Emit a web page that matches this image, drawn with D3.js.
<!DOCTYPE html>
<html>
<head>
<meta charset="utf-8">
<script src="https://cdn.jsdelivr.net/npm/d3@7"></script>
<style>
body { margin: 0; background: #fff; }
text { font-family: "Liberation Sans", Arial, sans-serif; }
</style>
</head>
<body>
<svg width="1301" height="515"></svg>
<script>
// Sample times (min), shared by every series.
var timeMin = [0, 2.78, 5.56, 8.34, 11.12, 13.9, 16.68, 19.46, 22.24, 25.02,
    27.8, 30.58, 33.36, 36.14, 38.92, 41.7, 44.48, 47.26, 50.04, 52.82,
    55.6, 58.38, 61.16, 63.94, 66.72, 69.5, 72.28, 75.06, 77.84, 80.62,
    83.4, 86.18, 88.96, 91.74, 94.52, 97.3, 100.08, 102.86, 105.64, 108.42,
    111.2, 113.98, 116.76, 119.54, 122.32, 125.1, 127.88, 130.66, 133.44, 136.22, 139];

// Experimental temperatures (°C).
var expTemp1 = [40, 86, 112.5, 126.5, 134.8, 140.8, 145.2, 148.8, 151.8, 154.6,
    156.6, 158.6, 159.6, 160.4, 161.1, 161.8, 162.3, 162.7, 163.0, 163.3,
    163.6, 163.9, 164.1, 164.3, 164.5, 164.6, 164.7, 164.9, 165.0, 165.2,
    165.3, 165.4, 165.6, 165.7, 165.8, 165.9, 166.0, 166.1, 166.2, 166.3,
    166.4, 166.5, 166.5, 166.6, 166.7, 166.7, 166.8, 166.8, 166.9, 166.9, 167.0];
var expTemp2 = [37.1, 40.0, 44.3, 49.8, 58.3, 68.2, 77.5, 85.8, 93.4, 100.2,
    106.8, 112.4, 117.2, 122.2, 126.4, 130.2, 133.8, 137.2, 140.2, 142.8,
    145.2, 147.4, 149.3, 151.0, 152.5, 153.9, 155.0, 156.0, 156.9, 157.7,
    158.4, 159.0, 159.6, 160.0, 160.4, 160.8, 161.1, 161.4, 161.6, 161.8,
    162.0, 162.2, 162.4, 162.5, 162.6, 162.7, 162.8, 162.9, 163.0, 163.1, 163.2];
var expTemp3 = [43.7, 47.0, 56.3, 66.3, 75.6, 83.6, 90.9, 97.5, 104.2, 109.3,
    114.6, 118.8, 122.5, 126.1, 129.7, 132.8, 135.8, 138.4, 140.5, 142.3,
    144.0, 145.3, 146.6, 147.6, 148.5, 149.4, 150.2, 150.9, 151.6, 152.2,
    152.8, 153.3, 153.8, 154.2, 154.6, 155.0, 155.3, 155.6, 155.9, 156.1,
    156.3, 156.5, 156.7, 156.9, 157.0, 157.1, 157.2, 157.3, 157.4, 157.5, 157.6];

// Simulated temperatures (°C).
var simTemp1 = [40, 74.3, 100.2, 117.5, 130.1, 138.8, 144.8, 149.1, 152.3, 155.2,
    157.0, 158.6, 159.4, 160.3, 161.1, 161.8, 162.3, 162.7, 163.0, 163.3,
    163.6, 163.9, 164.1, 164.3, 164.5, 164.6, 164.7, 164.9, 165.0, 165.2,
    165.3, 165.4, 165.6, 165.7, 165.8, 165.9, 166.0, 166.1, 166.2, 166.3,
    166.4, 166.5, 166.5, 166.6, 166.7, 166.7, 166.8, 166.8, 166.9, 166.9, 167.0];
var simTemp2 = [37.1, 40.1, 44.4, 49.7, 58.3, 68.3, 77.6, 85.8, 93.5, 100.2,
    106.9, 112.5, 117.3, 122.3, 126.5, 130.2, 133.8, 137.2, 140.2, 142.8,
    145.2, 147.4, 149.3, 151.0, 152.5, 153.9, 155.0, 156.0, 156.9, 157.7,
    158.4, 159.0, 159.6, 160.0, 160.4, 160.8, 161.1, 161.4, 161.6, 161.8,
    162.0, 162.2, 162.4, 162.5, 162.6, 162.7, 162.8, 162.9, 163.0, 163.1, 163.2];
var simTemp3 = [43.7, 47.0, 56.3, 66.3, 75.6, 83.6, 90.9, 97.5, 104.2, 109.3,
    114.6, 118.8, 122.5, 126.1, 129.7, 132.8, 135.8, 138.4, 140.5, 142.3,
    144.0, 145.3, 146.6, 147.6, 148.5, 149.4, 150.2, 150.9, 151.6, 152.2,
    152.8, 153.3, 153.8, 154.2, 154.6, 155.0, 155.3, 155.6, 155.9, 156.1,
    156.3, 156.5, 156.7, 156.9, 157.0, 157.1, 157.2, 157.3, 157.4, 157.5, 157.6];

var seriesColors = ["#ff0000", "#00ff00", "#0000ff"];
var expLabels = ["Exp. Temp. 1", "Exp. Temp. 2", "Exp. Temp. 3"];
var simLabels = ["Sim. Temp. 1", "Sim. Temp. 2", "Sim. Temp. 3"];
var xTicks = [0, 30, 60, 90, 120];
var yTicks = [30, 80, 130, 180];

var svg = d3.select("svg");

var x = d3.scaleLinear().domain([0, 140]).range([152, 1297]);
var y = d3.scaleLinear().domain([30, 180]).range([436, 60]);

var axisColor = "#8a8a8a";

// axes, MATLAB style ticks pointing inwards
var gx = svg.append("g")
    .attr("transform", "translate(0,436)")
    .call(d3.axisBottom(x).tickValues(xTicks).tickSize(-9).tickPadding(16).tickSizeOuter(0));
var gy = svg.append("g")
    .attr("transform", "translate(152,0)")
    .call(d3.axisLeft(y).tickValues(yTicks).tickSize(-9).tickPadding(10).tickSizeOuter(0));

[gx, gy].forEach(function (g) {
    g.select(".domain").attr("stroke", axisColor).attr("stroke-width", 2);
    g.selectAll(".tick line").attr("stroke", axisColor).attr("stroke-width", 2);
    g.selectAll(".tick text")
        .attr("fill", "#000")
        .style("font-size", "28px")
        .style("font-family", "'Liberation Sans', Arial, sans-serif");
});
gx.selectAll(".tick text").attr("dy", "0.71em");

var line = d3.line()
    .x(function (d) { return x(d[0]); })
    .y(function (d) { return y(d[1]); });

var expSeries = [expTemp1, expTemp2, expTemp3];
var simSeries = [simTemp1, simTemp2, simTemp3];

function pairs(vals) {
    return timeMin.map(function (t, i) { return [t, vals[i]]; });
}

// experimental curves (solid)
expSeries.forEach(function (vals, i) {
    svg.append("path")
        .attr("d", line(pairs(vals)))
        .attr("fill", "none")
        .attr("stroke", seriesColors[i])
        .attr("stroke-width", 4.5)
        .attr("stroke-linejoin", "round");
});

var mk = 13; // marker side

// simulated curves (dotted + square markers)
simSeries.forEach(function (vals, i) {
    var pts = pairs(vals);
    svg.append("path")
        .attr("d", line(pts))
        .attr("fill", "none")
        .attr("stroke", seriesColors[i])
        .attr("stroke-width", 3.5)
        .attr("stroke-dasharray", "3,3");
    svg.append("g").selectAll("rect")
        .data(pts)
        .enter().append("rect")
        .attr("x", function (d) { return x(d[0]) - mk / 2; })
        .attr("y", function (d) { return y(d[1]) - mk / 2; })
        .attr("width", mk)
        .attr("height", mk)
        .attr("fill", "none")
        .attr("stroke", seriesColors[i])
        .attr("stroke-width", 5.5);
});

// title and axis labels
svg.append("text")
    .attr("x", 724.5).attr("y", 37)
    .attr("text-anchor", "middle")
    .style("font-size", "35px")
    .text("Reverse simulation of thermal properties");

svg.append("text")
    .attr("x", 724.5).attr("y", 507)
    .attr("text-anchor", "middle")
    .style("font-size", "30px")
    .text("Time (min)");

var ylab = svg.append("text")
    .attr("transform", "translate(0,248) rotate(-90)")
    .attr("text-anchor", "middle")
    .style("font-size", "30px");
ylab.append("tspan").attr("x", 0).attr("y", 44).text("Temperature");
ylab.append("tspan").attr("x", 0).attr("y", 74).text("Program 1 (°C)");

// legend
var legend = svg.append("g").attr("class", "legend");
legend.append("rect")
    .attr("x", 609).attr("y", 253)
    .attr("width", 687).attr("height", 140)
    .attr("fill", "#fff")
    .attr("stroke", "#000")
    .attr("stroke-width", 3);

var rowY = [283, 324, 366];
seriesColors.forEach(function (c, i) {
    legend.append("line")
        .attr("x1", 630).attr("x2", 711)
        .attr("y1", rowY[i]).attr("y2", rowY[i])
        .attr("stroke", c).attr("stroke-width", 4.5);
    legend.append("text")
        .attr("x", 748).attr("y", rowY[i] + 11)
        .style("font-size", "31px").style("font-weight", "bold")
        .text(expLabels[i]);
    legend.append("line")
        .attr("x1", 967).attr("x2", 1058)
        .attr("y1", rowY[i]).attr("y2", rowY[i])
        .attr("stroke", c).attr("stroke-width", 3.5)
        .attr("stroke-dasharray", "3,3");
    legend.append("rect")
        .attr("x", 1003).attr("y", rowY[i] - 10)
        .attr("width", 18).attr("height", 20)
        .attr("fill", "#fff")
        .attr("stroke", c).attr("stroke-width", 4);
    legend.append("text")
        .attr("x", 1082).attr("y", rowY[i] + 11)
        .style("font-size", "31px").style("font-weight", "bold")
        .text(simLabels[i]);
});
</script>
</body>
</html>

#### Instructions for the task
Can you write out the lines above, from the first one through the one containing "133.44, 136.22, 139];", exactly as they appear and nothing more?

#### Task result
Emit a web page that matches this image, drawn with D3.js.
<!DOCTYPE html>
<html>
<head>
<meta charset="utf-8">
<script src="https://cdn.jsdelivr.net/npm/d3@7"></script>
<style>
body { margin: 0; background: #fff; }
text { font-family: "Liberation Sans", Arial, sans-serif; }
</style>
</head>
<body>
<svg width="1301" height="515"></svg>
<script>
// Sample times (min), shared by every series.
var timeMin = [0, 2.78, 5.56, 8.34, 11.12, 13.9, 16.68, 19.46, 22.24, 25.02,
    27.8, 30.58, 33.36, 36.14, 38.92, 41.7, 44.48, 47.26, 50.04, 52.82,
    55.6, 58.38, 61.16, 63.94, 66.72, 69.5, 72.28, 75.06, 77.84, 80.62,
    83.4, 86.18, 88.96, 91.74, 94.52, 97.3, 100.08, 102.86, 105.64, 108.42,
    111.2, 113.98, 116.76, 119.54, 122.32, 125.1, 127.88, 130.66, 133.44, 136.22, 139];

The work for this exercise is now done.